### EXTRACTED DATA
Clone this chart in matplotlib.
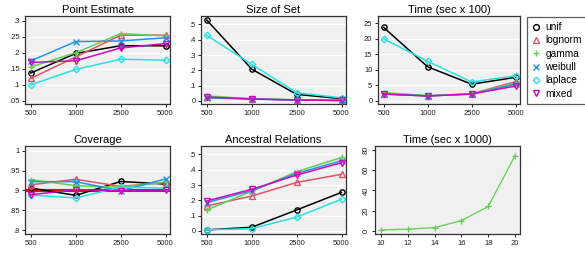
import numpy as np
import matplotlib
matplotlib.use("Agg")
import matplotlib.pyplot as plt

plt.rcParams["font.family"] = ["Liberation Sans", "DejaVu Sans"]

sizes = ["500", "1000", "2500", "5000"]
dists = ["unif", "lognorm", "gamma", "weibull", "laplace", "mixed"]
colors = ["black", "#DF536B", "#61D04F", "#2297E6", "#28E2E5", "#CD0BBC"]
markers = ["o", "^", "+", "x", "D", "v"]

# values per distribution, at n = 500, 1000, 2500, 5000
point_est = {
    "unif":    [0.137, 0.198, 0.222, 0.222],
    "lognorm": [0.120, 0.187, 0.255, 0.255],
    "gamma":   [0.156, 0.200, 0.260, 0.253],
    "weibull": [0.175, 0.235, 0.237, 0.247],
    "laplace": [0.100, 0.148, 0.180, 0.177],
    "mixed":   [0.170, 0.175, 0.215, 0.229],
}
set_size = {
    "unif":    [0.528, 0.208, 0.043, 0.015],
    "lognorm": [0.028, 0.013, 0.007, 0.003],
    "gamma":   [0.033, 0.014, 0.007, 0.003],
    "weibull": [0.020, 0.012, 0.006, 0.003],
    "laplace": [0.428, 0.239, 0.054, 0.020],
    "mixed":   [0.025, 0.013, 0.006, 0.003],
}
time100 = {
    "unif":    [23.7, 11.0, 5.4, 7.6],
    "lognorm": [2.3, 1.6, 2.3, 6.2],
    "gamma":   [2.7, 1.7, 2.3, 5.7],
    "weibull": [2.2, 1.6, 2.2, 5.4],
    "laplace": [20.0, 12.8, 6.1, 8.1],
    "mixed":   [2.2, 1.6, 2.2, 4.8],
}
coverage = {
    "unif":    [0.906, 0.8875, 0.9225, 0.916],
    "lognorm": [0.914, 0.928, 0.910, 0.920],
    "gamma":   [0.927, 0.912, 0.908, 0.921],
    "weibull": [0.922, 0.922, 0.899, 0.929],
    "laplace": [0.888, 0.881, 0.908, 0.906],
    "mixed":   [0.889, 0.902, 0.899, 0.900],
}
ancestral = {
    "unif":    [0.007, 0.024, 0.137, 0.252],
    "lognorm": [0.163, 0.228, 0.317, 0.370],
    "gamma":   [0.137, 0.260, 0.387, 0.480],
    "weibull": [0.185, 0.263, 0.376, 0.459],
    "laplace": [0.007, 0.015, 0.090, 0.207],
    "mixed":   [0.196, 0.272, 0.365, 0.446],
}
big_x = [10, 12, 14, 16, 18, 20]
big_time = [0.7, 1.5, 3.0, 10.0, 24.0, 74.5]

W, H = 585, 260
fig = plt.figure(figsize=(W / 100, H / 100), dpi=100)


def add_ax(left, top, right, bottom):
    return fig.add_axes([left / W, 1 - bottom / H, (right - left) / W, (bottom - top) / H])


def style(ax, title, yticks, ylabels, ylim, grid=True):
    ax.set_facecolor("#f0f0f0")
    for s in ax.spines.values():
        s.set_color("#333333")
        s.set_linewidth(0.9)
    ax.set_title(title, fontsize=8, pad=2)
    ax.set_yticks(yticks)
    ax.set_yticklabels(ylabels)
    ax.set_ylim(*ylim)
    ax.tick_params(labelsize=5.5, length=2.5, width=0.7, pad=1.5, colors="#222222")
    if grid:
        for y in yticks:
            ax.axhline(y, color="white", lw=1.0, zorder=0.5)


def draw_panel(ax, data, title, yticks, ylabels, ylim):
    style(ax, title, yticks, ylabels, ylim)
    x = np.arange(len(sizes))
    for d, c, m in zip(dists, colors, markers):
        ms = 3.3 if m == "D" else 3.8
        ax.plot(x, data[d], color=c, lw=1.1, marker=m, ms=ms,
                mfc="none", mec=c, mew=1.0, zorder=3)
    ax.set_xticks(x)
    ax.set_xticklabels(sizes)
    ax.set_xlim(-0.13, 3.1)


ax1 = add_ax(25, 16, 170, 104)
draw_panel(ax1, point_est, "Point Estimate",
           [0.05, 0.1, 0.15, 0.2, 0.25, 0.3], [".05", ".1", ".15", ".2", ".25", ".3"],
           (0.04, 0.315))

ax2 = add_ax(201, 16, 346, 104)
draw_panel(ax2, set_size, "Size of Set",
           [0, 0.1, 0.2, 0.3, 0.4, 0.5], ["0", ".1", ".2", ".3", ".4", ".5"],
           (-0.02, 0.555))

ax3 = add_ax(378, 16, 520, 104)
draw_panel(ax3, time100, "Time (sec x 100)",
           [0, 5, 10, 15, 20, 25], ["0", "5", "10", "15", "20", "25"],
           (-1, 27.4))

ax4 = add_ax(25, 146, 170, 234)
ax4.axhline(0.9, color="red", lw=2.2, zorder=2)
draw_panel(ax4, coverage, "Coverage",
           [0.8, 0.85, 0.9, 0.95, 1.0], [".8", ".85", ".9", ".95", "1"],
           (0.79, 1.012))

ax5 = add_ax(201, 146, 346, 234)
draw_panel(ax5, ancestral, "Ancestral Relations",
           [0, 0.1, 0.2, 0.3, 0.4, 0.5], ["0", ".1", ".2", ".3", ".4", ".5"],
           (-0.02, 0.555))

ax6 = add_ax(375, 146, 520, 234)
style(ax6, "Time (sec x 1000)", [0, 20, 40, 60, 80], ["0", "20", "40", "60", "80"],
      (-3.3, 84), grid=False)
ax6.plot(big_x, big_time, color="#61D04F", lw=0.9, marker="+", ms=5, mew=0.9)
ax6.set_xticks(big_x)
ax6.set_xlim(9.55, 20.37)
for lab in ax6.get_yticklabels():
    lab.set_rotation(90)
    lab.set_va("center")

# legend to the right of the top row
handles = [plt.Line2D([], [], ls="none", marker=m, color=c, mfc="none", mec=c,
                      ms=(3.3 if m == "D" else 4.2), mew=1.0)
           for c, m in zip(colors, markers)]
leg = fig.legend(handles, dists, loc="upper left",
                 bbox_to_anchor=(527 / W, 1 - 17 / H), fontsize=7.3,
                 frameon=True, fancybox=False, handlelength=0.8,
                 handletextpad=0.5, borderpad=0.5, labelspacing=0.33,
                 borderaxespad=0)
leg.get_frame().set_edgecolor("#333333")
leg.get_frame().set_linewidth(0.9)

fig.savefig("out.png", dpi=100)
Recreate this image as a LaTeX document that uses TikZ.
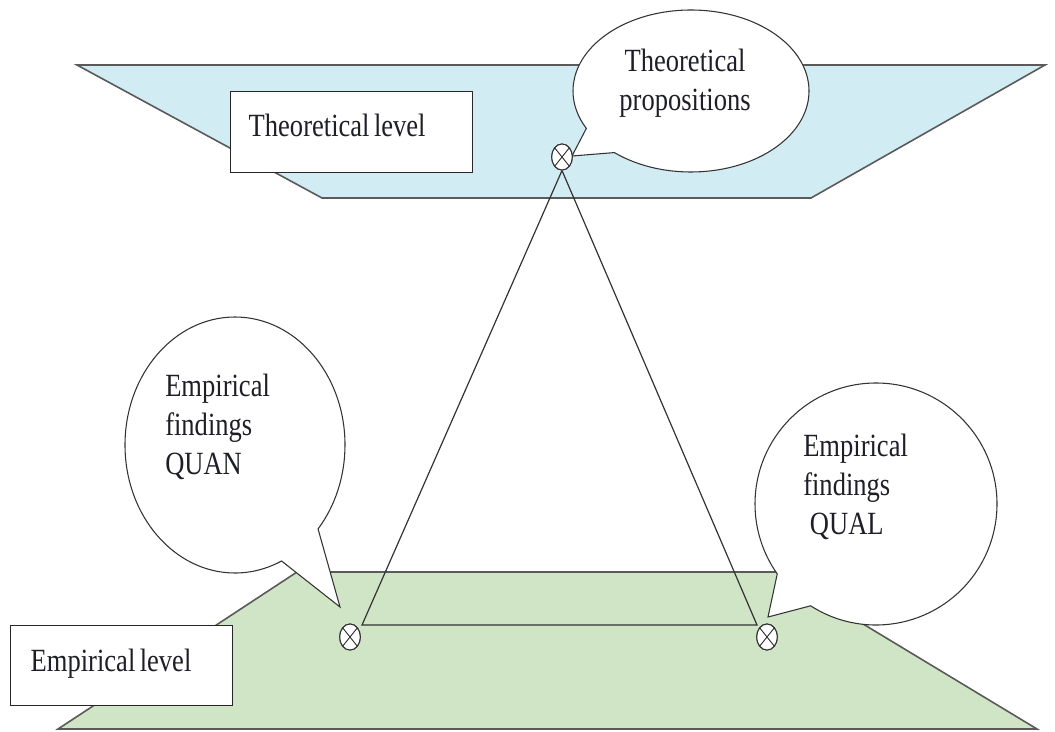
\documentclass[tikz,border=0pt]{standalone}
\usepackage{fontspec}
\usepackage{graphicx}
\setmainfont{Liberation Serif}
\usetikzlibrary{shapes.callouts,shapes.geometric}
\definecolor{theoblue}{HTML}{D2ECF3}
\definecolor{empgreen}{HTML}{CFE5C5}
\definecolor{edgegray}{HTML}{5A5A5A}
\definecolor{inktext}{HTML}{1E1E28}
% tall, slightly condensed text as in the original figure
\newcommand\tallline[1]{\scalebox{1}[1.22]{\fontsize{19.9}{24}\selectfont #1}}
\newcommand\tallbox[2][l]{\scalebox{1}[1.22]{\fontsize{19.9}{24}\selectfont\begin{tabular}{@{}#1@{}}#2\end{tabular}}}
\begin{document}
\begin{tikzpicture}[x=0.75pt,y=-0.75pt,
  level/.style={draw=edgegray, line width=1.2pt, line join=miter},
  labelbox/.style={rectangle, draw=black!85, line width=1.1pt, fill=white,
    anchor=north west, inner ysep=0pt, align=left, text=inktext},
  bubble/.style={ellipse callout, draw=black!80, line width=0.8pt, fill=white, inner sep=0pt},
  xmark/.style={ellipse, draw=black!80, line width=0.8pt, fill=white,
    minimum width=15.5pt, minimum height=19.5pt, inner sep=0pt,
    path picture={\draw[line width=0.7pt]
      ([shift={(5.5pt,6.9pt)}]path picture bounding box.center) -- ([shift={(-5.5pt,-6.9pt)}]path picture bounding box.center)
      ([shift={(-5.5pt,6.9pt)}]path picture bounding box.center) -- ([shift={(5.5pt,-6.9pt)}]path picture bounding box.center);}},
  txt/.style={inner sep=0pt, text=inktext}]

\useasboundingbox (0,0) rectangle (1055,731);

% the two levels
\draw[level, fill=theoblue] (77,65) -- (1045,65) -- (811,198) -- (322,198) -- cycle;
\draw[level, fill=empgreen] (297,572) -- (777,572) -- (1037,729) -- (58,729) -- cycle;

% level labels
\node[labelbox, minimum width=181.5pt, text width=154.5pt, inner xsep=13.5pt,
      text height=33.75pt, text depth=27pt] (theolevel) at (230,91) {\tallline{Theoretical level}};
\node[labelbox, minimum width=166.5pt, text width=136.5pt, inner xsep=15pt,
      text height=34.5pt, text depth=25.5pt] (emplevel) at (10,625) {\tallline{Empirical level}};

% markers and the triangle joining them
\node[xmark] (mt) at (562,157) {};
\node[xmark] (ml) at (350,637) {};
\node[xmark] (mr) at (767,637) {};
\coordinate (tl) at (362,625);
\coordinate (tr) at (757,625);
\draw[line width=0.9pt, black!80] (mt.south) -- (tl) -- (tr) -- (mt.south);

% speech bubbles
\node[bubble, minimum width=177pt, minimum height=121.5pt,
      callout absolute pointer={(572,156)}, callout pointer arc=22] (cprop) at (691,91) {};
\node[bubble, minimum width=165pt, minimum height=192pt,
      callout absolute pointer={(340,607)}, callout pointer arc=24] (cquan) at (235,445) {};
\node[bubble, minimum width=181.5pt, minimum height=181.5pt,
      callout absolute pointer={(768,617)}, callout pointer arc=22] (cqual) at (876,504) {};

% markers on top of the bubble tails
\node[xmark] at (mt) {};
\node[xmark] at (ml) {};
\node[xmark] at (mr) {};

% bubble texts
\node[txt] (tprop) at (685,83) {\tallbox[c]{Theoretical\\propositions}};
\node[txt, anchor=west] (tquan) at (165,428) {\tallbox{Empirical\\findings\\QUAN}};
\node[txt, anchor=west] (tqual) at (803,488) {\tallbox{Empirical\\findings\\\hspace{5pt}QUAL}};
\end{tikzpicture}
\end{document}
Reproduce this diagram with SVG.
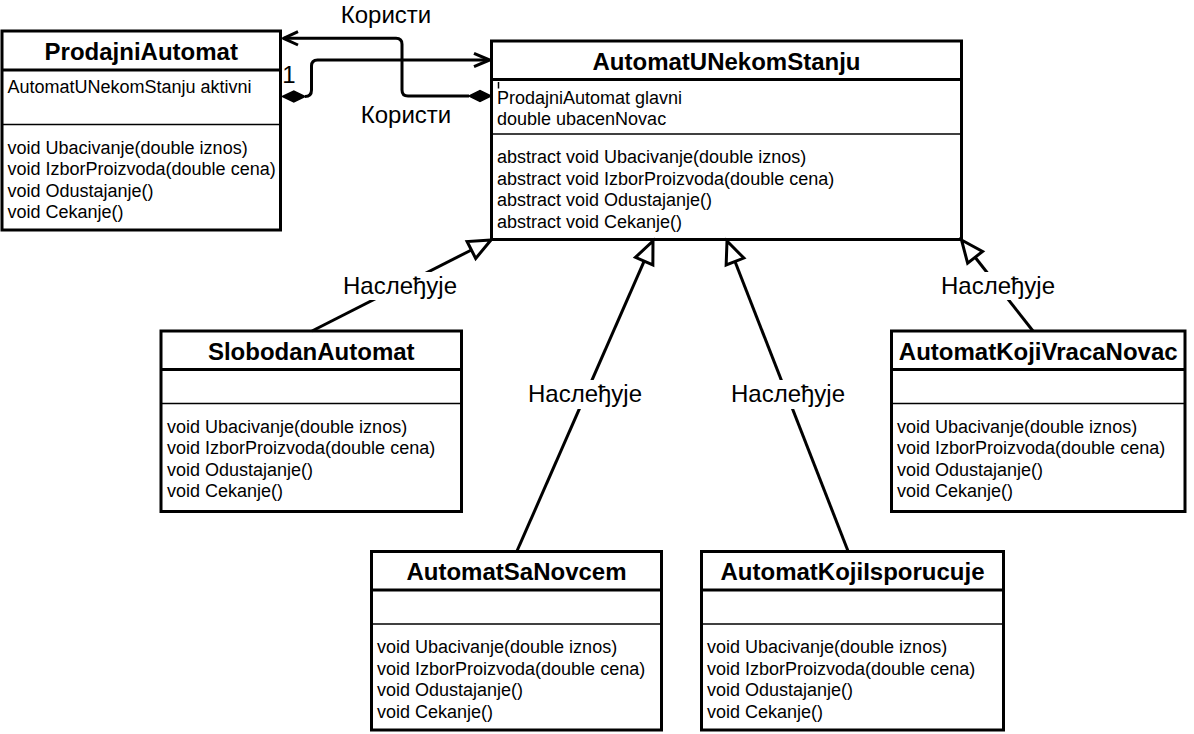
<svg xmlns="http://www.w3.org/2000/svg" width="1194" height="734" viewBox="0 0 1194 734">
<style>
.box{fill:#fff;stroke:#000;stroke-width:3}
.hd{stroke:#000;stroke-width:3}
.sep{stroke:#000;stroke-width:1.5}
.title{font-family:"Liberation Sans",Arial,Helvetica,sans-serif;font-weight:bold;font-size:24px;text-anchor:middle;fill:#000}
.txt{font-family:"Liberation Sans",Arial,Helvetica,sans-serif;font-size:18px;fill:#000}
.lbl{font-family:"Liberation Sans",Arial,Helvetica,sans-serif;font-size:24px;text-anchor:middle;fill:#000}
.edge{fill:none;stroke:#000;stroke-width:3;stroke-linejoin:round}
.tri{fill:#fff;stroke:#000;stroke-width:3;stroke-linejoin:miter}
.dia{fill:#000;stroke:#000;stroke-width:1.5}
.bg{fill:#fff}
</style>
<rect width="1194" height="734" fill="#fff"/>

<g id="ProdajniAutomat">
<rect class="box" x="2" y="31" width="278.5" height="199"/>
<line class="hd" x1="2" y1="70" x2="280.5" y2="70"/>
<line class="sep" x1="2" y1="124.5" x2="280.5" y2="124.5"/>
<text class="title" x="141.25" y="60">ProdajniAutomat</text>
<text class="txt" x="7.5" y="93">AutomatUNekomStanju aktivni</text>
<text class="txt" x="7.5" y="153.5">void Ubacivanje(double iznos)</text>
<text class="txt" x="7.5" y="175.1">void IzborProizvoda(double cena)</text>
<text class="txt" x="7.5" y="196.7">void Odustajanje()</text>
<text class="txt" x="7.5" y="218.3">void Cekanje()</text>
</g>

<g id="AutomatUNekomStanju">
<rect class="box" x="491.5" y="41" width="470" height="198.5"/>
<line class="hd" x1="491.5" y1="79.5" x2="961.5" y2="79.5"/>
<line class="sep" x1="491.5" y1="134" x2="961.5" y2="134"/>
<text class="title" x="726.5" y="70">AutomatUNekomStanju</text>
<text class="txt" x="497" y="103.5">ProdajniAutomat glavni</text>
<text class="txt" x="497" y="125">double ubacenNovac</text>
<text class="txt" x="497" y="163">abstract void Ubacivanje(double iznos)</text>
<text class="txt" x="497" y="184.6">abstract void IzborProizvoda(double cena)</text>
<text class="txt" x="497" y="206.2">abstract void Odustajanje()</text>
<text class="txt" x="497" y="227.8">abstract void Cekanje()</text>
</g>

<g id="SlobodanAutomat">
<rect class="box" x="161" y="331" width="300.5" height="180.5"/>
<line class="hd" x1="161" y1="369.5" x2="461.5" y2="369.5"/>
<line class="sep" x1="161" y1="403.5" x2="461.5" y2="403.5"/>
<text class="title" x="311.25" y="359.5">SlobodanAutomat</text>
<text class="txt" x="167" y="432.5">void Ubacivanje(double iznos)</text>
<text class="txt" x="167" y="454.1">void IzborProizvoda(double cena)</text>
<text class="txt" x="167" y="475.7">void Odustajanje()</text>
<text class="txt" x="167" y="497.3">void Cekanje()</text>
</g>

<g id="AutomatKojiVracaNovac">
<rect class="box" x="891.5" y="331" width="293.5" height="180.5"/>
<line class="hd" x1="891.5" y1="369.5" x2="1185" y2="369.5"/>
<line class="sep" x1="891.5" y1="403.5" x2="1185" y2="403.5"/>
<text class="title" x="1038.25" y="359.5">AutomatKojiVracaNovac</text>
<text class="txt" x="897" y="432.5">void Ubacivanje(double iznos)</text>
<text class="txt" x="897" y="454.1">void IzborProizvoda(double cena)</text>
<text class="txt" x="897" y="475.7">void Odustajanje()</text>
<text class="txt" x="897" y="497.3">void Cekanje()</text>
</g>

<g id="AutomatSaNovcem">
<rect class="box" x="371.5" y="551.5" width="290" height="178.5"/>
<line class="hd" x1="371.5" y1="590" x2="661.5" y2="590"/>
<line class="sep" x1="371.5" y1="624" x2="661.5" y2="624"/>
<text class="title" x="516.5" y="580">AutomatSaNovcem</text>
<text class="txt" x="377" y="653">void Ubacivanje(double iznos)</text>
<text class="txt" x="377" y="674.6">void IzborProizvoda(double cena)</text>
<text class="txt" x="377" y="696.2">void Odustajanje()</text>
<text class="txt" x="377" y="717.8">void Cekanje()</text>
</g>

<g id="AutomatKojiIsporucuje">
<rect class="box" x="701.5" y="551.5" width="302" height="178.5"/>
<line class="hd" x1="701.5" y1="590" x2="1003.5" y2="590"/>
<line class="sep" x1="701.5" y1="624" x2="1003.5" y2="624"/>
<text class="title" x="852.5" y="580">AutomatKojiIsporucuje</text>
<text class="txt" x="707" y="653">void Ubacivanje(double iznos)</text>
<text class="txt" x="707" y="674.6">void IzborProizvoda(double cena)</text>
<text class="txt" x="707" y="696.2">void Odustajanje()</text>
<text class="txt" x="707" y="717.8">void Cekanje()</text>
</g>

<g id="connectors">
<path class="edge" d="M469 96 H408 Q402 96 402 90 V44.3 Q402 38.3 396 38.3 H284"/>
<path class="edge" d="M298 31.6 L283.5 38.3 L298 45"/>
<polygon class="dia" points="491,96 480,90.5 469,96 480,101.5"/>
<text class="lbl" x="386" y="23">Користи</text>
<path class="edge" d="M305 96.5 Q311.5 96.5 311.5 90 V66 Q311.5 60 317.5 60 H488"/>
<path class="edge" d="M474 53.3 L489.5 60 L474 66.7"/>
<polygon class="dia" points="282.5,96.5 293.8,91 305,96.5 293.8,102"/>
<text class="lbl" x="406" y="123">Користи</text>
<text class="lbl" x="289" y="83">1</text>
<line class="sep" x1="498.5" y1="82" x2="498.5" y2="88.5"/>

<path class="edge" d="M312 331 L471.39 249.97"/>
<polygon class="tri" points="491,240 475.7,258.44 467.08,241.5"/>
<rect class="bg" x="342" y="272" width="116" height="28"/>
<text class="lbl" x="400" y="293.5">Наслеђује</text>

<path class="edge" d="M517 551 L644.16 261.15"/>
<polygon class="tri" points="653,241 652.86,264.97 635.46,257.33"/>
<rect class="bg" x="527" y="380" width="116" height="29"/>
<text class="lbl" x="585" y="402">Наслеђује</text>

<path class="edge" d="M848 551 L735 261.49"/>
<polygon class="tri" points="727,241 743.85,258.04 726.15,264.94"/>
<rect class="bg" x="730" y="380" width="116" height="29"/>
<text class="lbl" x="788" y="402">Наслеђује</text>

<path class="edge" d="M1033 331 L975.1 257.3"/>
<polygon class="tri" points="961.5,240 982.57,251.43 967.63,263.17"/>
<rect class="bg" x="940" y="272" width="116" height="28"/>
<text class="lbl" x="998" y="293.5">Наслеђује</text>
</g>
</svg>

### GIVEN PROBLEM
Extract each line from the listing that holds the word "this".

### WRITTEN RESPONSE
Clone this chart in matplotlib.
Recreate this image as a LaTeX document that uses TikZ.
Reproduce this diagram with SVG.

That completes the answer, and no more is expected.